-- BEGIN PROVIDED DATA --

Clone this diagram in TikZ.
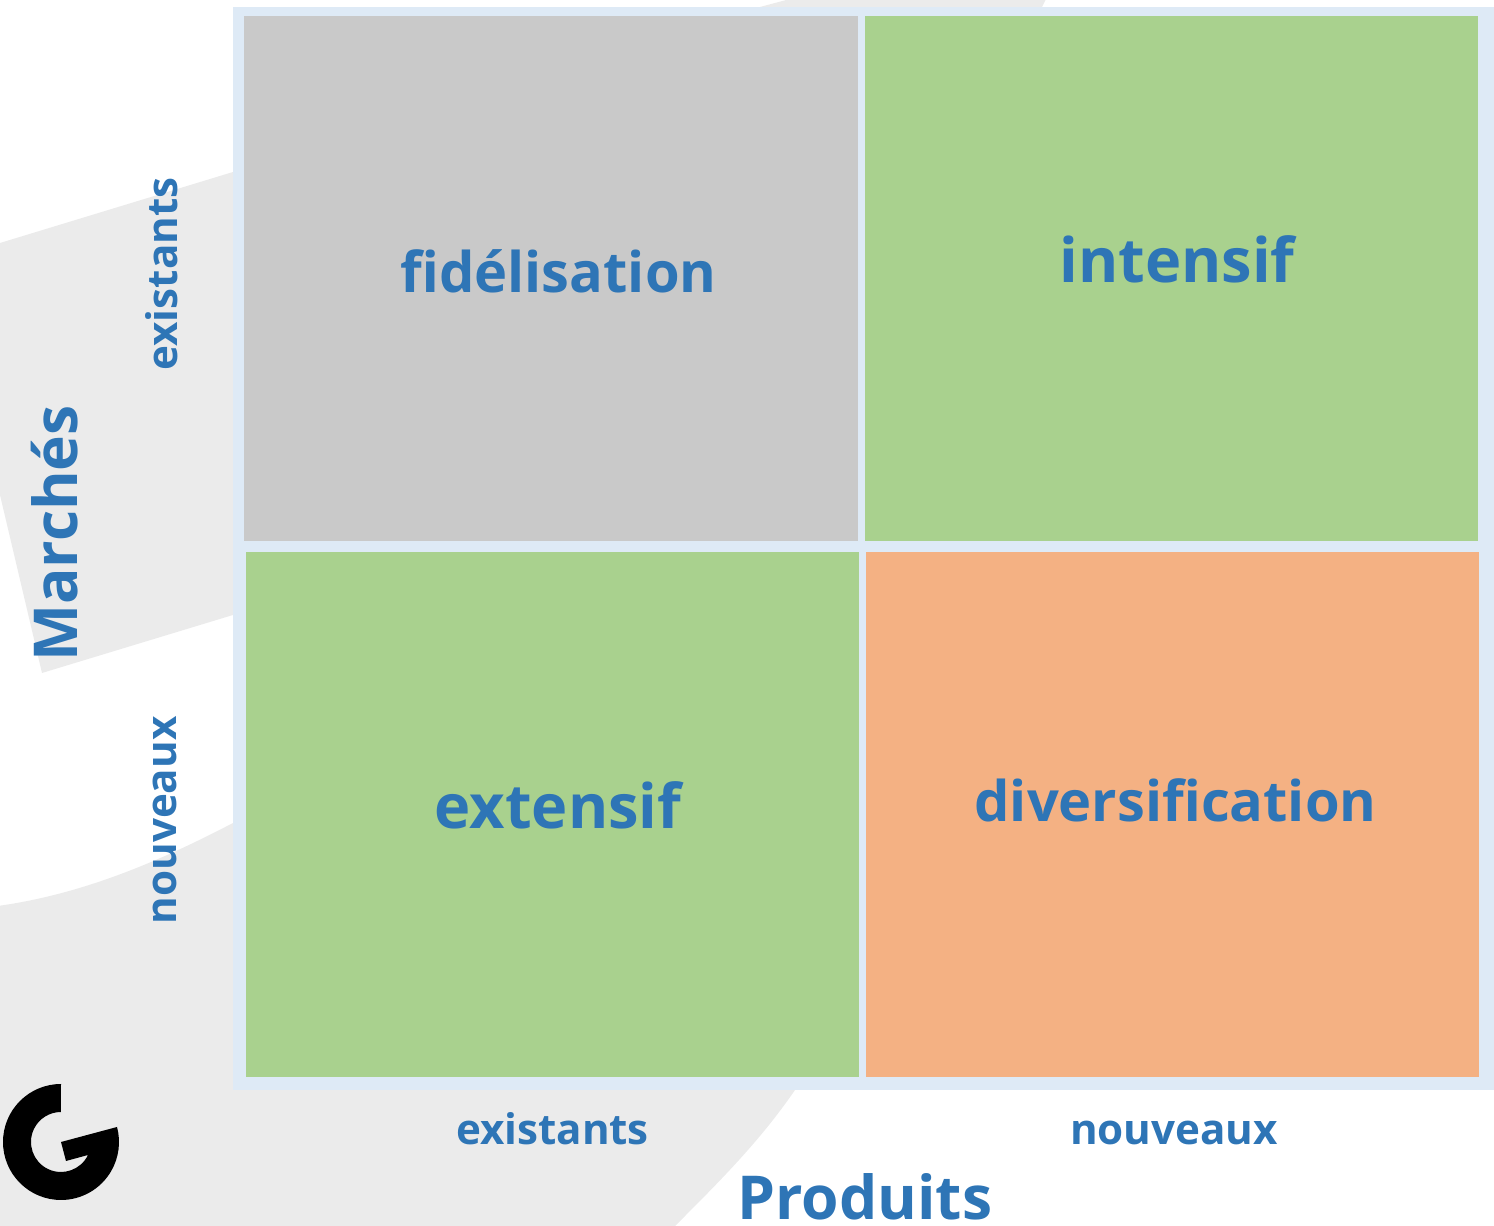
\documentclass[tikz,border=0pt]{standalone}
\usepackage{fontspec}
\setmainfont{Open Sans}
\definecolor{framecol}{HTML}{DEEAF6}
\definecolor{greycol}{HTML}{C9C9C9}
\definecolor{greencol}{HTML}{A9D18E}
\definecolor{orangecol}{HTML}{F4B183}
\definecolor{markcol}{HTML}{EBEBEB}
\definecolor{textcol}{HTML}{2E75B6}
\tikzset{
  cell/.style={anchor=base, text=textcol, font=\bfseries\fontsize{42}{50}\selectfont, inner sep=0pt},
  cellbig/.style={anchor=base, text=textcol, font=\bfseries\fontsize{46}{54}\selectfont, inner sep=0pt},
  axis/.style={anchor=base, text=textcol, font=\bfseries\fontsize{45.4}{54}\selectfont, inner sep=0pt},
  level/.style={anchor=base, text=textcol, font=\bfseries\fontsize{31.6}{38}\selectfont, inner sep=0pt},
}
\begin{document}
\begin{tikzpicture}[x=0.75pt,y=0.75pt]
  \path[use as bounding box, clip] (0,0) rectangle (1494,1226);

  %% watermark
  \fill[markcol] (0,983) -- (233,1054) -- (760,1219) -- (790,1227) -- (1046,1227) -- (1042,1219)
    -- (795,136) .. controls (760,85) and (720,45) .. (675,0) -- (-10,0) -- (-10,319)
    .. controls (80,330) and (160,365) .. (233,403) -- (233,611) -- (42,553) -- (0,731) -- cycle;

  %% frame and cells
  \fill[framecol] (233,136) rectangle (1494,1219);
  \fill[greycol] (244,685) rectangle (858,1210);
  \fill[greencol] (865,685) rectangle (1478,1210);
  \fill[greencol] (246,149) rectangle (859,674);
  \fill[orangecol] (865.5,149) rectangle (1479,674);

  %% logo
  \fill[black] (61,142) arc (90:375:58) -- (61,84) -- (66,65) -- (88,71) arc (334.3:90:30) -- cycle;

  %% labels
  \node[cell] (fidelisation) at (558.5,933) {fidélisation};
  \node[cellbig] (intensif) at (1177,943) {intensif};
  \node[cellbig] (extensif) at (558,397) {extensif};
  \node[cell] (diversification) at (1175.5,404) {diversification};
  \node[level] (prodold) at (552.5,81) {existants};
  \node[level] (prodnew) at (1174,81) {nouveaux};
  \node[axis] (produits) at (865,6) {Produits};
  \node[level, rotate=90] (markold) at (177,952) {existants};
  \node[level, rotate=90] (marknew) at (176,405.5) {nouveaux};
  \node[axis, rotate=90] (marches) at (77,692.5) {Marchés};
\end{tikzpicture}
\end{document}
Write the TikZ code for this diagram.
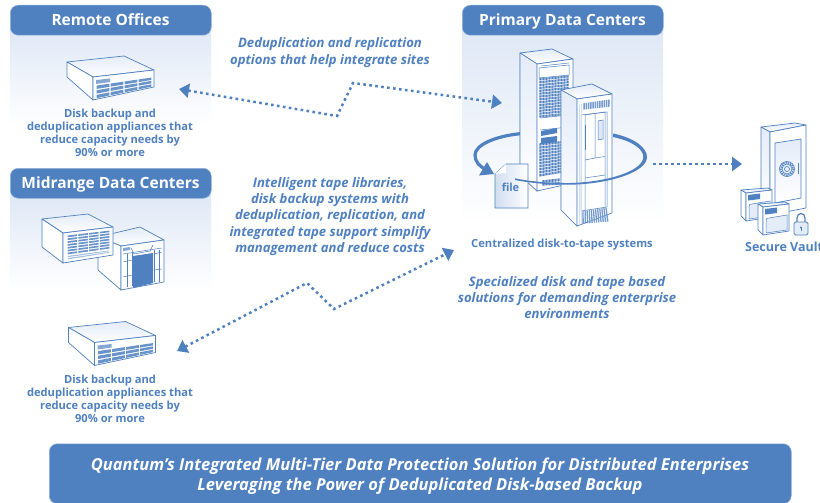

-- END PROVIDED DATA --

§ WHAT YOU ARE ASKED TO DO: Print all of the records shown above exactly, leaving out each picture.

§ RESPONSE TO THIS EXERCISE:
Clone this diagram in TikZ.
\documentclass[tikz,border=0pt]{standalone}
\usepackage{fontspec}
\setmainfont{Open Sans}
\definecolor{framecol}{HTML}{DEEAF6}
\definecolor{greycol}{HTML}{C9C9C9}
\definecolor{greencol}{HTML}{A9D18E}
\definecolor{orangecol}{HTML}{F4B183}
\definecolor{markcol}{HTML}{EBEBEB}
\definecolor{textcol}{HTML}{2E75B6}
\tikzset{
  cell/.style={anchor=base, text=textcol, font=\bfseries\fontsize{42}{50}\selectfont, inner sep=0pt},
  cellbig/.style={anchor=base, text=textcol, font=\bfseries\fontsize{46}{54}\selectfont, inner sep=0pt},
  axis/.style={anchor=base, text=textcol, font=\bfseries\fontsize{45.4}{54}\selectfont, inner sep=0pt},
  level/.style={anchor=base, text=textcol, font=\bfseries\fontsize{31.6}{38}\selectfont, inner sep=0pt},
}
\begin{document}
\begin{tikzpicture}[x=0.75pt,y=0.75pt]
  \path[use as bounding box, clip] (0,0) rectangle (1494,1226);

  %% watermark
  \fill[markcol] (0,983) -- (233,1054) -- (760,1219) -- (790,1227) -- (1046,1227) -- (1042,1219)
    -- (795,136) .. controls (760,85) and (720,45) .. (675,0) -- (-10,0) -- (-10,319)
    .. controls (80,330) and (160,365) .. (233,403) -- (233,611) -- (42,553) -- (0,731) -- cycle;

  %% frame and cells
  \fill[framecol] (233,136) rectangle (1494,1219);
  \fill[greycol] (244,685) rectangle (858,1210);
  \fill[greencol] (865,685) rectangle (1478,1210);
  \fill[greencol] (246,149) rectangle (859,674);
  \fill[orangecol] (865.5,149) rectangle (1479,674);

  %% logo
  \fill[black] (61,142) arc (90:375:58) -- (61,84) -- (66,65) -- (88,71) arc (334.3:90:30) -- cycle;

  %% labels
  \node[cell] (fidelisation) at (558.5,933) {fidélisation};
  \node[cellbig] (intensif) at (1177,943) {intensif};
  \node[cellbig] (extensif) at (558,397) {extensif};
  \node[cell] (diversification) at (1175.5,404) {diversification};
  \node[level] (prodold) at (552.5,81) {existants};
  \node[level] (prodnew) at (1174,81) {nouveaux};
  \node[axis] (produits) at (865,6) {Produits};
  \node[level, rotate=90] (markold) at (177,952) {existants};
  \node[level, rotate=90] (marknew) at (176,405.5) {nouveaux};
  \node[axis, rotate=90] (marches) at (77,692.5) {Marchés};
\end{tikzpicture}
\end{document}
Write the TikZ code for this diagram.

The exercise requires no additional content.